Me:  I like this deal based on the cashflow, built in tenants, not needing to conduct repairs upfront, which allows me to set those costs aside through my Cap X fund.  But the price under contract mixed with the sporadic comps has me bothered.  I don't know what the realistic value of the property is based off these comps, if the comps really even matter if I plan to hold this property long term, or if I can get this wholesaler to renegotiate the price before I bring in an inspector.  That's what holding me back.

What are your thoughts? Is the cashflow, Cash on Cash ROI, and built in tenants enough for you to give up the equity? Or do you need the equity, and if so, what would you determine the ARV as, and how much built in equity would you find acceptable to do this deal?

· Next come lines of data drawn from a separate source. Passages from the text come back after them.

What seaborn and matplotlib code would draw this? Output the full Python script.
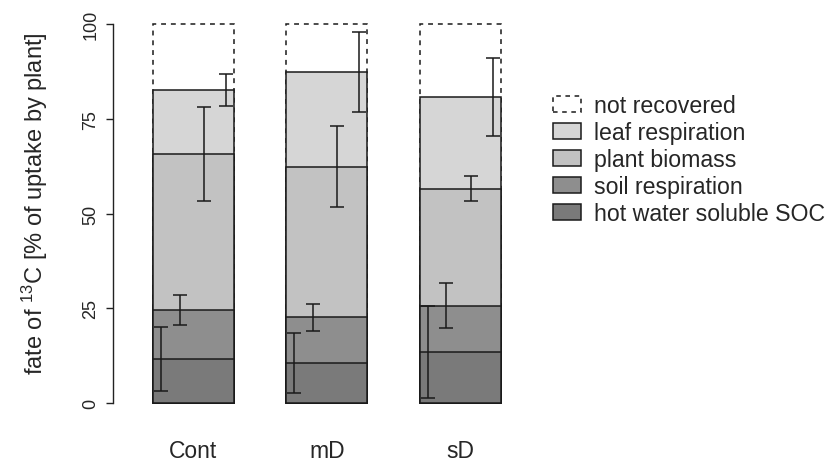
import numpy as np
import pandas as pd
import matplotlib
matplotlib.use("Agg")
import matplotlib.pyplot as plt
from matplotlib.patches import Patch
import seaborn as sns

# ---- data: fate of 13C (% of uptake by plant), mean and sd per pool ----
treatments = ["Cont", "mD", "sD"]
hot_water_soc = [11.6, 10.6, 13.5]
soil_respiration = [12.9, 12.0, 12.2]
plant_biomass = [41.2, 39.8, 30.9]
leaf_respiration = [16.9, 24.9, 24.2]
total_uptake = [100, 100, 100]

hot_water_soc_sd = [8.5, 8.0, 12.2]
soil_respiration_sd = [4.0, 3.6, 6.0]
plant_biomass_sd = [12.5, 10.8, 3.2]
leaf_respiration_sd = [4.2, 10.5, 10.3]

pool_labels = ["hot water soluble SOC", "soil respiration",
               "plant biomass", "leaf respiration"]

# ---- styling ----
pool_colors = ["#7a7a7a", "#8e8e8e", "#c2c2c2", "#d6d6d6"]
edge_col = "#1a1a1a"
bar_width = 0.607
err_offsets = [-0.40, -0.17, 0.13, 0.40]   # error bar position within a bar (fraction of width)

sns.set_style("white")
plt.rcParams["font.family"] = ["Liberation Sans", "DejaVu Sans"]
plt.rcParams["mathtext.fontset"] = "custom"
plt.rcParams["mathtext.rm"] = "Liberation Sans"

means = np.array([hot_water_soc, soil_respiration, plant_biomass, leaf_respiration])
sds = np.array([hot_water_soc_sd, soil_respiration_sd, plant_biomass_sd, leaf_respiration_sd])
tops = means.cumsum(axis=0)

fig = plt.figure(figsize=(8.31, 4.64), dpi=100)
ax = fig.add_axes([0.136, 0.0966, 0.498, 0.882])

# unrecovered part: dashed outline up to 100 %
sns.barplot(x=treatments, y=total_uptake, color="white", edgecolor=edge_col,
            linewidth=1.1, linestyle=(0, (3.2, 3.2)), width=bar_width,
            errorbar=None, ax=ax, saturation=1)

# stacked pools, drawn from the tallest cumulative level downwards
for i in range(len(pool_labels) - 1, -1, -1):
    df = pd.DataFrame({"treatment": treatments, "level": tops[i]})
    sns.barplot(data=df, x="treatment", y="level", color=pool_colors[i],
                edgecolor=edge_col, linewidth=1.1, width=bar_width,
                errorbar=None, ax=ax, saturation=1)

# error bars at the top of each pool
centers = np.arange(len(treatments))
for i in range(len(pool_labels)):
    ax.errorbar(centers + err_offsets[i] * bar_width, tops[i], yerr=sds[i],
                fmt="none", ecolor=edge_col, elinewidth=1.1,
                capsize=5, capthick=1.1, zorder=5)

# ---- axes ----
ax.set_xlim(-0.603, 2.5)
ax.set_ylim(-4, 104)
sns.despine(ax=ax, bottom=True)
ax.spines["left"].set_bounds(0, 100)
ax.spines["left"].set_color("#222222")
ax.spines["left"].set_linewidth(1.0)
ax.set_yticks([0, 25, 50, 75, 100])
ax.tick_params(axis="y", length=5, width=1.0, color="#222222",
               labelsize=13, pad=5, left=True)
for lab in ax.get_yticklabels():
    lab.set_rotation(90)
    lab.set_va("center")
ax.tick_params(axis="x", length=0, labelsize=16.5, pad=15)
ax.set_xlabel("")
ax.set_ylabel(r"fate of $\mathregular{^{13}}$C [% of uptake by plant]", fontsize=17)
ax.yaxis.set_label_coords(-0.152, 0.527)
ax.grid(False)

# ---- legend ----
handles = [Patch(facecolor="white", edgecolor=edge_col, linestyle=(0, (3, 3)), linewidth=1.1)]
legend_labels = ["not recovered"]
for i in range(len(pool_labels) - 1, -1, -1):
    handles.append(Patch(facecolor=pool_colors[i], edgecolor=edge_col, linewidth=1.1))
    legend_labels.append(pool_labels[i])
fig.legend(handles, legend_labels, loc="upper left",
           bbox_to_anchor=(553 / 831, 1 - 95 / 464), frameon=False,
           fontsize=16.7, handlelength=1.2, handleheight=0.73,
           handletextpad=0.56, labelspacing=0.175, borderpad=0, borderaxespad=0)

fig.savefig("out.png", dpi=100, facecolor="white")
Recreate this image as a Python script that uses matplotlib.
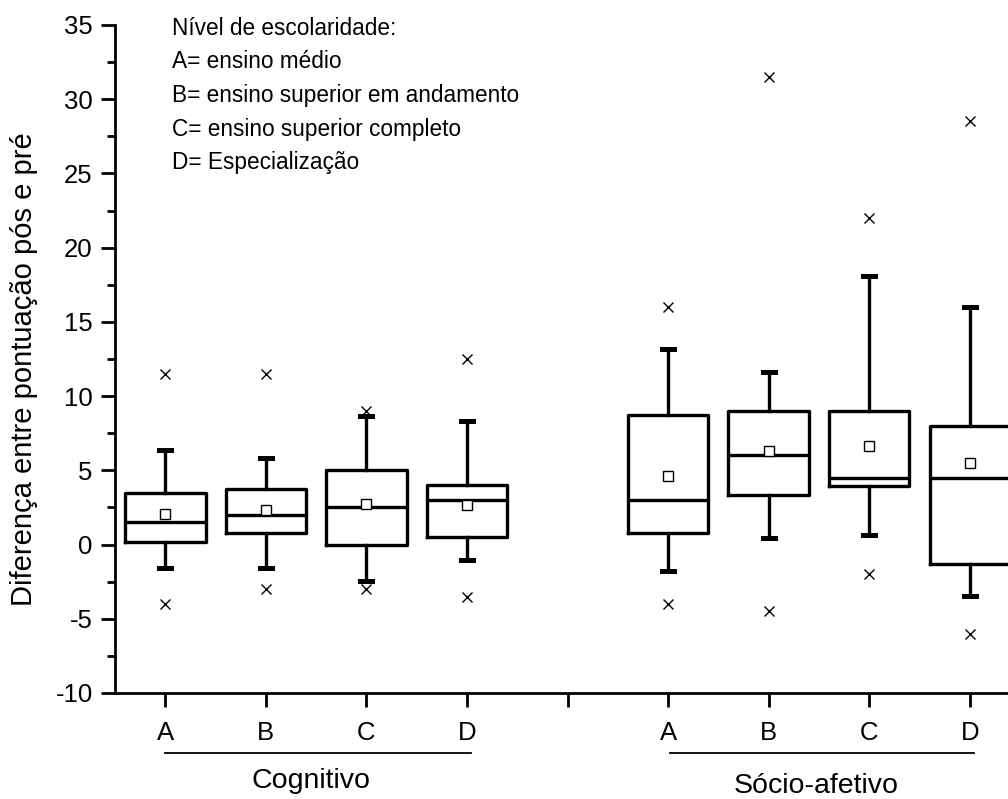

I appreciate all the insight!

analysis pdf: https://www.biggerpockets.com/calculators/shared/6...

#askbp

Most Popular Reply

User Stats

182
Posts
138
Votes
Josh Braun
  • Investor
  • Nashville & Chattanooga, TN
138
Votes |
182
Posts
Josh Braun
  • Investor
  • Nashville & Chattanooga, TN
Replied

I would never buy something solely based on just the cash flow and current tenants in place.  Ask yourself if you had to offload it, what could you realistically sell it for at market price? That needs to be one of your backup strategies.  Always have 2-3 strategies.

I know what property this is and I would say your $25k repair estimate is low. Also, this one isn't setup like a normal triplex, its more of a SFR that was converted to rent by the room. Think about that when you consider what type of future tenants you are going to market to.

For houses >50 years old in the Murfreesboro market, I'd go with the market price of the property times 70% and then minus repairs to arrive at your maximum allowable offer (MAO). That is my formula, so do whatever you are comfortable with.

Couple items of feedback on your proforma:

  • I don't know any property managers in Murfreesboro doing 4%.  10-12% is the norm
  • I'd assume a 10-15% vacancy for rent by the room, versus 5%
  • 5% repairs for a 100 year old home? I'd bump that to 15-20%
  • Your monthly allocation for property taxes are incorrect. Go back and check the tax record and make sure you account for city and county

Feedback above is solely my opinion and you asked "what you would do with this sort of deal". I would say count it as a good exercise in running your numbers and be thankful you didn't get into a situation with only one exit strategy.